The cost structure of an organisation is defined as the distribution of costs among the processes an organisation uses to deliver its products or services. An outcome is defined as the result and benefit of achieving an objective, or a desired future state.
Of the 670 organisations we have researched, few ever rethink their cost structures, though all frequently look for cost reductions. The relationship between money and outcomes is largely unknown, and there is no way of ensuring that money is converted into the desired outcomes. They believe that more money will produce better outcomes – but it won’t because they don’t have a system to turn money into outcomes. They think that reorganisation will reduce cost – but reorganisation de-motivates people, and doesn’t change what they do or how they do it.
So what is to be gained from rethinking cost structures, and what is lost by restricting attention to cost reduction?
Drawbacks to current cost reduction strategies
The conventional approach to cost management is to start with the costs and find ways to prevent or reduce them. Well of course, what else could you do? Seems obvious, doesn’t it?
Current cost reduction strategies include outsourcing, category management, process standardisation, leverage of purchasing power, low cost market procurement and some Internet sales models. These strategies work and are very successful in reducing costs.
However, they have defects in common:
- They don’t help you to rethink your cost structure – they reduce costs within the existing structure.
- They don’t tell you which cost reduction strategy should be applied to which area of the business and when.
- They don’t tell you why you’re spending what you’re spending on what.
- They threaten product / service quality.
- They don’t deliver value for money and the outcomes you need to deliver.
- They potentially deprive strategy of the resources required for implementation.
- They don’t make optimum use of resources.

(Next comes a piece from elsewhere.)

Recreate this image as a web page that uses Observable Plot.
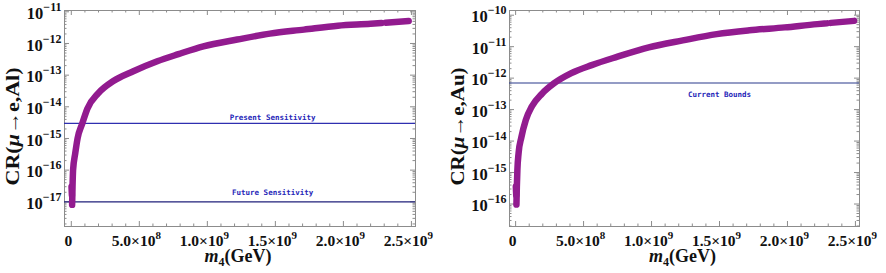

Looking at cost from a different perspective
Here’s a different way to look at it. Instead of letting your cost structure determine your outcomes, let your outcomes determine your cost structure. Instead of starting with cost reduction strategies, start with an outcome delivery strategy. Such an approach lets you have your cake and eat it. You get all the benefits of conventional cost reduction strategies but you also:
- Rethink your cost structure.
- Find out which cost reduction strategy should be applied to which area of the business and when.
- Discover why you’re spending what you’re spending on what.
- Increase product / service quality.
- Deliver value for money and the outcomes you need to deliver.
- Align resources with the strategy.
- Make optimum use of resources.
Consider an analogy
The Titanic had a double-bottomed hull that was divided into 16 watertight compartments. Because four of these could be flooded without endangering the liner’s buoyancy, it was assumed unsinkable. Shortly before midnight on 14th April 1912, the ship collided with an iceberg; five of its watertight compartments were ruptured, causing the ship to sink at 2:20 AM on 15th April.
What lessons can be applied from the Titanic to rethinking cost structures?
Firstly, take a unified approach. Instead of relying on watertight compartments, treat the organisation as a whole. Instead of operating like a ship, whose purpose is to resist its environment, operate like a fish which lives in and co-operates with its environment.
Secondly, look ahead. The pace of change continually increases and so does the need to rethink cost structures. Thinking ahead to what the future outcomes will and should be gives you the ability to define the required cost structure.
Thirdly, use your picture of the future to challenge assumptions and convention. Starting with outcomes gives you a cost structure from which to challenge existing practices, procedures, processes, programmes and even products.